Adds Boonstra, “It takes a certain practice or finesse to be comfortable talking with your partner about sex and the use of contraception or condoms.”
Many young adults also have deep-rooted — and occasionally conflicting — feelings about becoming parents. Though they may not be ready for children at this point, many want kids someday, and 32% of those polled by the National Campaign said they’d be “very pleased” or “a little pleased” to find out that they or their partner were pregnant.
The percentage of men who reported that they would be pleased in the event of an unintended pregnancy was more than twice that of women.
But whatever the reasons behind it, no amount of magical thinking will negate the fact that ambivalence about safe sex can — and does — have lasting consequences.
Many common sexually transmitted infections can lead to serious health problems. Chlamydia, if left untreated, can cause infertility, and late-stage syphilis can be fatal.
When pregnancies are unplanned, the expectant mother is less likely to receive preconception care, which includes weaning off medications that might be harmful during pregnancy; managing maternal diseases such as diabetes and hypothyroidism, which can cause birth defects; and screening for sexually transmitted infections and HIV/AIDS.
And though a great deal of funding and resources has been put toward preventing teen pregnancy, in large part so that young women finish high school, Sarah Brown, chief executive of the National Campaign, emphasizes the fact that most employers now look for at least some college as well.
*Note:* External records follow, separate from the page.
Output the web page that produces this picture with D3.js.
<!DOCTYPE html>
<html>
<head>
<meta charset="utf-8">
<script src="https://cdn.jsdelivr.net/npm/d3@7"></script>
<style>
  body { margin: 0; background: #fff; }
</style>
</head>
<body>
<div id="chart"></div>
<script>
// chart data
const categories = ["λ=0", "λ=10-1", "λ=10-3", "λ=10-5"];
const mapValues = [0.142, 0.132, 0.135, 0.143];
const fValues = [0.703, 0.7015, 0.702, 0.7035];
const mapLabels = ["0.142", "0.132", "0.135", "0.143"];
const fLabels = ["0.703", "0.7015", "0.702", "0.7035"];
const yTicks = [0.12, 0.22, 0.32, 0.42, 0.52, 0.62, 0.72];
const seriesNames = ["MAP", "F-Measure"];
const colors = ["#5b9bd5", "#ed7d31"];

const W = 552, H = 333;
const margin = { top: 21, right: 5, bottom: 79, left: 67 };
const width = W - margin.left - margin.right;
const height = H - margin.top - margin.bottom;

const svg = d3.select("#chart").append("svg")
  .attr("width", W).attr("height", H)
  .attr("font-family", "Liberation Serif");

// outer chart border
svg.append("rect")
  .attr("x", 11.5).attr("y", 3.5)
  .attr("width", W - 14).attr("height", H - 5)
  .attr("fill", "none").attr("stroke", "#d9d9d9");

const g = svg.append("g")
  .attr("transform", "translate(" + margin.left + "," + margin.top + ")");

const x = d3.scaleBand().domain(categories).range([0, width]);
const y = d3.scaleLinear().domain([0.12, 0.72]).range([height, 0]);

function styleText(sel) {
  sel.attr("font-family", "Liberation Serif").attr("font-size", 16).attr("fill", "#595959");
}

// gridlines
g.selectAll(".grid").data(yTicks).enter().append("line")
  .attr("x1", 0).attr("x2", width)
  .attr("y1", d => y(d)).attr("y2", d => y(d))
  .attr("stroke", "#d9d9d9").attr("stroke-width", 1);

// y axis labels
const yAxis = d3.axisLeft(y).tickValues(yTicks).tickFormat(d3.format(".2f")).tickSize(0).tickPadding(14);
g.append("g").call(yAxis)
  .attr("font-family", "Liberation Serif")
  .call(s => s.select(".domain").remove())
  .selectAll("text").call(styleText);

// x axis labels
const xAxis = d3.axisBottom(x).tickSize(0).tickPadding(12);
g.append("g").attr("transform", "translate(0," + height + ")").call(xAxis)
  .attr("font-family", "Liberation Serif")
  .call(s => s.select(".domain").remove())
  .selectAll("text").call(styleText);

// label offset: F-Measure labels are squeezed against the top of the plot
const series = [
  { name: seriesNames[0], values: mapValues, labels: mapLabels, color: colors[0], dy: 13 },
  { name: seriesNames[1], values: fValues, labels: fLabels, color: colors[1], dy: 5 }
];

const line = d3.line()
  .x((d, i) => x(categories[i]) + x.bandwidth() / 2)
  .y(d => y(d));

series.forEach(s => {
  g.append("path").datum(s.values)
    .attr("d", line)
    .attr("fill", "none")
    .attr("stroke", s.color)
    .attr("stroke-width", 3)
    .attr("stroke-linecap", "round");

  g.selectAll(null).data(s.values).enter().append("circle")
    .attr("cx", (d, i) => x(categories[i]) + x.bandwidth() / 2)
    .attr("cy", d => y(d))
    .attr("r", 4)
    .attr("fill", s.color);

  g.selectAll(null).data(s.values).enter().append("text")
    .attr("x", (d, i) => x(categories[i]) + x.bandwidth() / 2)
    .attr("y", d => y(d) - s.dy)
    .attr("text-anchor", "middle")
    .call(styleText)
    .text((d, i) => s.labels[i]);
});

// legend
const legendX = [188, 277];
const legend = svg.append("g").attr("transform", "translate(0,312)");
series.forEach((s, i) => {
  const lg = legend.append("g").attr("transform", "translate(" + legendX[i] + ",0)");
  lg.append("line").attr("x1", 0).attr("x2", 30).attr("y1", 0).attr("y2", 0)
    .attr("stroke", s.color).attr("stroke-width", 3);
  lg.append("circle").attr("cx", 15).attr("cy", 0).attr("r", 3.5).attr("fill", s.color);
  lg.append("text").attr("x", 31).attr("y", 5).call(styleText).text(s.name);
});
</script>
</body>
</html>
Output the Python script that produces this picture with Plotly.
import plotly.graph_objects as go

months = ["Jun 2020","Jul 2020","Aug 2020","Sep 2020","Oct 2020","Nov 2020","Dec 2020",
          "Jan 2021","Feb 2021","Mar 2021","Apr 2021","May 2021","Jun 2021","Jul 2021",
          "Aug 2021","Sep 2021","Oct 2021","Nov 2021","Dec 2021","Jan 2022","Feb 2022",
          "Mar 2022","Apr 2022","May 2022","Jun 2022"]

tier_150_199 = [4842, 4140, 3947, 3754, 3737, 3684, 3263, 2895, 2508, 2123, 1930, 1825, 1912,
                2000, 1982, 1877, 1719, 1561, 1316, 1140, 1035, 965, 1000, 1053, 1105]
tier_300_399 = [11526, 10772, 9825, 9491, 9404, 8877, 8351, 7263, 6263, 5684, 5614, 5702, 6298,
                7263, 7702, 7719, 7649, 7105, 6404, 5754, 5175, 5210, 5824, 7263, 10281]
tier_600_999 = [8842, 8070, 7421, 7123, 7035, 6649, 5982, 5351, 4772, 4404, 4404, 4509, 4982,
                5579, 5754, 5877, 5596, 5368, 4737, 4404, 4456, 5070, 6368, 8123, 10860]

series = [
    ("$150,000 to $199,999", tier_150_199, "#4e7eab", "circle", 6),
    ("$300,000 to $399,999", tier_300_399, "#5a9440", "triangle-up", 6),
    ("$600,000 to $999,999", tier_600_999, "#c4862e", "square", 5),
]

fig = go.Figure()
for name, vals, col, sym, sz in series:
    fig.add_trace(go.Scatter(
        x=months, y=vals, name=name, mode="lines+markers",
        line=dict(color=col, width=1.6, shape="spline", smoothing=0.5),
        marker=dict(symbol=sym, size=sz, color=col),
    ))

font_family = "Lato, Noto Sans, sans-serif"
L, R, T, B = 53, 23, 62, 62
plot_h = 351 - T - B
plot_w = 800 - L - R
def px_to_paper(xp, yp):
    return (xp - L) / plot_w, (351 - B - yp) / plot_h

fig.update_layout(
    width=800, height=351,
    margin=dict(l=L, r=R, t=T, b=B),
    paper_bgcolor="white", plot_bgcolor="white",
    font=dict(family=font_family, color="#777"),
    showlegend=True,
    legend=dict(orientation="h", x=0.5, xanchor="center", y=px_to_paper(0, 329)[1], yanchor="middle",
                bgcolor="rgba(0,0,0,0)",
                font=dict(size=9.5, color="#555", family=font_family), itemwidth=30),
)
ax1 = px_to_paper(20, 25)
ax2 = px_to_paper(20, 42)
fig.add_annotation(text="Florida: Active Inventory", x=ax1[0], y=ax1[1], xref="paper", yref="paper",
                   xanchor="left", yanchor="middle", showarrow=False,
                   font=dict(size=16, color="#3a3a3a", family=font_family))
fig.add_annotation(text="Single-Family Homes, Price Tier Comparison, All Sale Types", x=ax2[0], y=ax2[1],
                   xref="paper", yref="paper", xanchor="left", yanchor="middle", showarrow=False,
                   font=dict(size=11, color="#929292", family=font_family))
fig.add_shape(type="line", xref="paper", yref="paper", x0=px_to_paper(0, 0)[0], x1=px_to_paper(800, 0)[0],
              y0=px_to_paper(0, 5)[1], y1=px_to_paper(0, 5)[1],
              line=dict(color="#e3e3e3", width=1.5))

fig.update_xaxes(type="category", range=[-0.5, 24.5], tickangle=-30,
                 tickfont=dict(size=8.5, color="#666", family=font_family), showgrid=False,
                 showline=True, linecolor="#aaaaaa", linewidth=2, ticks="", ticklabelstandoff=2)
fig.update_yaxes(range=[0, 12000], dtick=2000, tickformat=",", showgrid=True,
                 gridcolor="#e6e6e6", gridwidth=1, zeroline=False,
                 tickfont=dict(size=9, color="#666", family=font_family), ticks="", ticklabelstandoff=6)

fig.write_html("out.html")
Since many young people start and stop college several times before receiving a degree, an unintended pregnancy could disrupt what’s become a necessary level of education.
“The reality is that if you want to have a reasonably good job with any hope of stability, it requires two or even four years of additional education after high school,” Brown says.
To help young adults manage their sexual health, experts are now looking into ways to reach them with information that they will pay attention to.
Most agree that learning about safe sex starts well before the 20s. To that end, the federal government approved a $114.5-million teen pregnancy prevention initiative in December that will fund programs and research designed to reduce teen pregnancy and risky sexual behavior. The recently passed healthcare reform bill includes language that earmarks even more federal dollars for sex education.
For those who are out of — or well beyond — high school, the National Campaign is developing an interactive website and accompanying mobile application called Bedsider. The site will provide up-to-date information about sexual health, finding a healthcare provider and text-message reminders about safety geared toward people ages 18 to 29. The site’s launch is planned for early 2011.
In addition, the Centers for Disease Control and Prevention, which have taken note of the unique concerns of the twentysomething age group, partnered with several groups to launch a campaign last month called Get Yourself Tested, aimed at encouraging testing for sexually transmitted infections as well as open communication with partners and healthcare providers about the issue.
But as this complicated decade of life continues to evolve and as new norms are created, only time will tell what works, what doesn’t and what the future of young adulthood looks like.
“The reality is that childbearing and sex has unquestionably changed,” said Brown, “and I’m not sure that we are all entirely certain what the new structure is.”